The Following Review: After Three Chapters It Hasn't Inspired Complete Devotion
After three episodes earned solid ratings, The Following seems to have already gained an increasingly large one of its own but the serial killer series is as frustrating as it is entertaining. The Fox program has more than a few great performances, some thrilling sequences and enough blood to satisfy the thirstiest of horror fans, however, the writing in Kevin Williamson's return to the slasher is often also the bad kind of cringe-worthy with the constant references to the cult mastermind's literary motive not to mention the melodramatic love triangle(s) at the heart of the story.

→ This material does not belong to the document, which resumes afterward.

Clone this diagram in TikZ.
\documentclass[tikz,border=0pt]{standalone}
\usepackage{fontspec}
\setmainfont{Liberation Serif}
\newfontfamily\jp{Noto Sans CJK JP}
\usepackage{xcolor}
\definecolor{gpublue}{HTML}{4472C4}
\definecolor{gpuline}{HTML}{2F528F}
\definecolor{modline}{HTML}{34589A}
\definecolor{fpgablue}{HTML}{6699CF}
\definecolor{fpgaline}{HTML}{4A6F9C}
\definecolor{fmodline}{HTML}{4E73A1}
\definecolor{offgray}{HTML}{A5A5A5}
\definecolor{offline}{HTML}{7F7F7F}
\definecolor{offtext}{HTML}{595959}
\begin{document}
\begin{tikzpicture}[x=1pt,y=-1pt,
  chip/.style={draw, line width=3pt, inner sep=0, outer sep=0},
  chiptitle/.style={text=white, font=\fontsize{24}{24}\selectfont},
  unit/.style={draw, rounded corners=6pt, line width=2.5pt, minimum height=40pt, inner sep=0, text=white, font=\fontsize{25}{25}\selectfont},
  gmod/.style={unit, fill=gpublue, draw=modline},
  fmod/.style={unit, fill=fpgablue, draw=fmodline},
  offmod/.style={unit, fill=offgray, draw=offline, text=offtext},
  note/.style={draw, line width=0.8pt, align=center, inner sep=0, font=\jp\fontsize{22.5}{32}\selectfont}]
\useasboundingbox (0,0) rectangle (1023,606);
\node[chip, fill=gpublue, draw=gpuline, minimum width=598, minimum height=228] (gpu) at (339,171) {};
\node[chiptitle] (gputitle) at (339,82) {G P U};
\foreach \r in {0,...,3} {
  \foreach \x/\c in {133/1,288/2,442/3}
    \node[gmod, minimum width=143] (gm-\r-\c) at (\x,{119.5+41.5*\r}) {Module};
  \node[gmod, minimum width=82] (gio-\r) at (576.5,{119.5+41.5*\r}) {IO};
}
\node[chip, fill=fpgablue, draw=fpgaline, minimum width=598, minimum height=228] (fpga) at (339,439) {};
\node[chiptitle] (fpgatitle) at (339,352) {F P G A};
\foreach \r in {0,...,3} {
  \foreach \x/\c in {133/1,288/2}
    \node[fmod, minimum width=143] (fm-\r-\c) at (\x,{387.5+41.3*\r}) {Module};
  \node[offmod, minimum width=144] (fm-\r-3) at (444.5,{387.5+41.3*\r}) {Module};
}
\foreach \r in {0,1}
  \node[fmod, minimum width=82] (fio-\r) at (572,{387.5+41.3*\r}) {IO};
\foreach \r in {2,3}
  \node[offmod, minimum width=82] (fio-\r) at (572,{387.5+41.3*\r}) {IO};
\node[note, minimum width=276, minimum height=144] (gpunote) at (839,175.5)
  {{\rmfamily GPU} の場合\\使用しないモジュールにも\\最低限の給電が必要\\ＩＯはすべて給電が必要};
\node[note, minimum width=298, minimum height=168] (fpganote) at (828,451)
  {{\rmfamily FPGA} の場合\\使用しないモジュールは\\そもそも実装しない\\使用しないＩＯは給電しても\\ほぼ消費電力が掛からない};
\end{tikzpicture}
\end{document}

Williamson first carved his name in the horror genre with Scream, the funny and self-reflexive yet still scary slasher flick from the mid-90s, before turning to television with the equally terrifying Dawson's Creek. After three more Screams, all less successful at subverting conventions and creating scares than the original, and a few more 'scary' series (supernatural anyway, The Vampire Diaries being one of them), I wasn't sure what to expect from Williamson with The Following, his deadly serious take on serial killers that still tries to be ultra-clever, this time by linking the cult-based murders to the works of Edgar Allen Poe.
Serialized television is trying hard to be novelistic but the connection is a lot less successful and fun to play with than the movie banter in Scream. Poe wasn't just an author and poet whose work focused on the macabre but also one of the first to write (if not the inventor of) detective fiction, so all the allusions to the Romantic artist in The Following are certainly apt, they just become a bit draining. And that's upon seeing only three chapters. The pilot does a pretty great job of introducing Kevin Bacon’s former FBI agent and current alcoholic, Ryan Hardy who is brought back into the investigation after James Purefoy’s Joe Carroll, a literature professor turned murderer, escapes from prison in a blood soaked opening sequence that sets the tone for the rest of the gripping instalment and also includes Carroll's quick capture.

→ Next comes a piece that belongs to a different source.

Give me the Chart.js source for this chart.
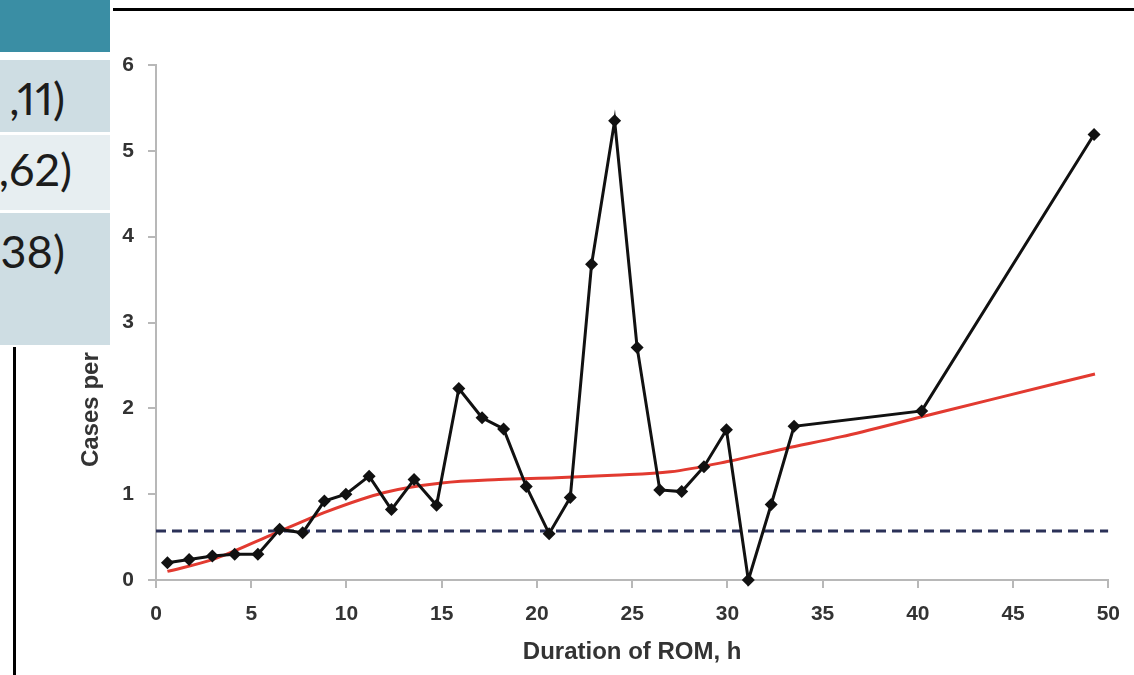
<!DOCTYPE html>
<html>
<head>
<meta charset="utf-8">
<script src="https://cdn.jsdelivr.net/npm/chart.js@4.4.1/dist/chart.umd.min.js"></script>
<style>
  html, body { margin: 0; padding: 0; background: #fff; }
  body { width: 1134px; height: 675px; position: relative; overflow: hidden; }
  #chart { position: absolute; left: 0; top: 0; }
  .blk { position: absolute; z-index: 2; }
  .cell { position: absolute; left: 0; width: 110px; z-index: 2; overflow: hidden; }
  .cell span {
    position: absolute; right: 45px; white-space: nowrap;
    font-family: Lato, "Open Sans", sans-serif; font-size: 45px; color: #1c1c1c;
    line-height: 1; font-variant-numeric: proportional-nums;
  }
</style>
</head>
<body>
<canvas id="chart" width="1134" height="675"></canvas>

<!-- slide pieces around the picture -->
<div class="blk" style="left:0;top:0;width:110px;height:52px;background:#3a8ea4"></div>
<div class="cell" style="top:60px;height:72px;background:#cedde3"><span style="top:16px">,11)</span></div>
<div class="cell" style="top:135px;height:75px;background:#e7eef1"><span style="top:12px;right:38px">,62)</span></div>
<div class="cell" style="top:213px;height:132px;background:#cedde3"><span style="top:16px">,38)</span></div>
<div class="blk" style="left:113px;top:8px;width:1021px;height:3px;background:#000"></div>
<div class="blk" style="left:13px;top:347px;width:3px;height:328px;background:#000"></div>

<script>
// observed cases per duration of ROM (h)
const romHours = [0.6, 1.74, 2.96, 4.13, 5.35, 6.49, 7.7, 8.84, 9.97, 11.19, 12.36, 13.55, 14.73, 15.9, 17.12,
  18.25, 19.44, 20.64, 21.75, 22.87, 24.08, 25.26, 26.45, 27.6, 28.77, 29.95, 31.1, 32.3, 33.5, 40.2, 49.25];
const casesPer = [0.2, 0.24, 0.28, 0.3, 0.3, 0.59, 0.55, 0.92, 1.0, 1.21, 0.82, 1.17, 0.87, 2.23, 1.89,
  1.76, 1.09, 0.54, 0.96, 3.68, 5.35, 2.71, 1.05, 1.03, 1.32, 1.75, 0.0, 0.88, 1.79, 1.97, 5.19];

// smoothed trend (red)
const trendHours = [0.6, 3, 6, 9, 12, 15, 18, 21, 24, 27, 30, 33, 36, 40, 44, 49.3];
const trendCases = [0.1, 0.24, 0.52, 0.8, 1.02, 1.13, 1.17, 1.19, 1.22, 1.26, 1.38, 1.53, 1.67, 1.89, 2.11, 2.4];

// baseline (dashed)
const baseHours = [0, 50];
const baseCases = [0.57, 0.57];

const xTicks = [0, 5, 10, 15, 20, 25, 30, 35, 40, 45, 50];
const yTicks = [0, 1, 2, 3, 4, 5, 6];
const xTitle = 'Duration of ROM, h';
const yTitle = 'Cases per';

const pts = (xs, ys) => xs.map((x, i) => ({ x, y: ys[i] }));
const FONT = '"Liberation Sans", Arial, sans-serif';
const AXIS = '#b8b8b8';

// y title sits low on the axis, the top part is under the table
const yTitlePlugin = {
  id: 'yTitle',
  afterDraw(chart) {
    const ctx = chart.ctx;
    ctx.save();
    ctx.translate(91, 467);
    ctx.rotate(-Math.PI / 2);
    ctx.font = 'bold 24px ' + FONT;
    ctx.fillStyle = '#333';
    ctx.textAlign = 'left';
    ctx.textBaseline = 'middle';
    ctx.fillText(yTitle, 0, 0);
    ctx.restore();
  }
};

new Chart(document.getElementById('chart').getContext('2d'), {
  type: 'line',
  data: {
    datasets: [
      { label: 'observed', data: pts(romHours, casesPer), borderColor: '#111', backgroundColor: '#111',
        borderWidth: 3, tension: 0, pointStyle: 'rectRot', pointRadius: 6.5, pointBorderWidth: 0,
        clip: false, order: 0 },
      { label: 'trend', data: pts(trendHours, trendCases), borderColor: '#e23a30', borderWidth: 3,
        pointRadius: 0, cubicInterpolationMode: 'monotone', order: 1 },
      { label: 'baseline', data: pts(baseHours, baseCases), borderColor: '#2b3158', borderWidth: 3,
        borderDash: [10, 6], pointRadius: 0, order: 2 }
    ]
  },
  options: {
    responsive: false,
    animation: false,
    devicePixelRatio: 1,
    layout: { padding: { left: 0, right: 18, top: 65, bottom: 0 } },
    plugins: { legend: { display: false }, tooltip: { enabled: false } },
    scales: {
      x: {
        type: 'linear', min: 0, max: 50,
        afterBuildTicks: s => { s.ticks = xTicks.map(v => ({ value: v })); },
        afterFit: s => { s.height = 95; },
        ticks: { padding: 14, color: '#333', font: { family: FONT, size: 21, weight: 'bold' } },
        grid: { drawOnChartArea: false, tickLength: 8, color: AXIS, lineWidth: 2 },
        border: { color: AXIS, width: 2 },
        title: { display: true, text: xTitle, color: '#333', padding: { top: 0, bottom: 8 },
          font: { family: FONT, size: 24, weight: 'bold' } }
      },
      y: {
        min: 0, max: 6,
        afterBuildTicks: s => { s.ticks = yTicks.map(v => ({ value: v })); },
        afterFit: s => { s.width = 156; },
        ticks: { padding: 14, color: '#333', font: { family: FONT, size: 21, weight: 'bold' } },
        grid: { drawOnChartArea: false, tickLength: 8, color: AXIS, lineWidth: 2 },
        border: { color: AXIS, width: 2 }
      }
    }
  },
  plugins: [yTitlePlugin]
});
</script>
</body>
</html>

But behind bars or not, it doesn’t matter because a bunch of Carroll’s serial killing students come out of the woodwork to help him continue his masterpiece, which includes hunting down the girl that got away (Maggie Grace) and going after the family the newly crowned cult leader had while masquerading as, well, someone who's not a complete psycho. This includes his son as well as his wife Claire (Natalie Zea), who engages in a brief but passionate fling with Hardy while the FBI Agent is bringing her husband to justice. And while this love triangle isn't perfect, isn't nearly as bothersome as the relationship dynamics that start to unfold between members of Carroll's ever expanding number of disciples. I mean, there seems like a lot of feelings for a bunch of sociopaths.
Sure, they're supposed to all love the leader but the level of in-loving / fighting seems anathema to the kind of people capable of the acts portrayed, not to mention not really all that interesting. We don't care for the psychotic characters, so their threats and/or romantic exchanges with each other are lacking in effect. However, after sounding really down on the series for the most of this, I must say that The Following does have lot going for it if it can play down the Poe 'it's all a novel' stuff a little (at least in the dialogue) and the serial killer relationship woes. For starters, it doesn't pull many punches when it comes to the kills, and that's in terms of both the high level of gore (for network TV) and its willingness to lose some core characters. Yes, people will die.
There have been some genuinely gruesome and scary scenes worthy of the first Scream and the episode cliffhangers are particularly well written to keep audiences coming back as long as they can stand the aforementioned more grating aspects set up in the pilot and littered throughout "Chapter 2" and "The Poet's Fire." Another reason to keep tuning into The Following is Purefoy's performance as Joe Carroll, the Thomas Harris-like villain whose charisma puts everyone under his spell. Speaking of people under Purefoy's spell, the fact that 'anyone could be a follower' not only instills an atmosphere of paranoia but also provides the audience with a fun guessing game. Who else has he turned? Surely some of the investigators are actually on the other team. These few things will keep me from putting down the 'novel' for now but I'm not sure I'll be part of The Following for too much longer.
The Following airs Monday nights at 9 p.m. ET on FOX. And, like the above picture says, if you want to catch up the series is also On Demand and eventually coming to Netflix. That might not be a bad place to catch it. Created by Kevin Williamson, The Following stars Kevin Bacon, James Purefoy, Natalie Zea, Annie Parisse, Shawn Ashmore and Maggie Grace.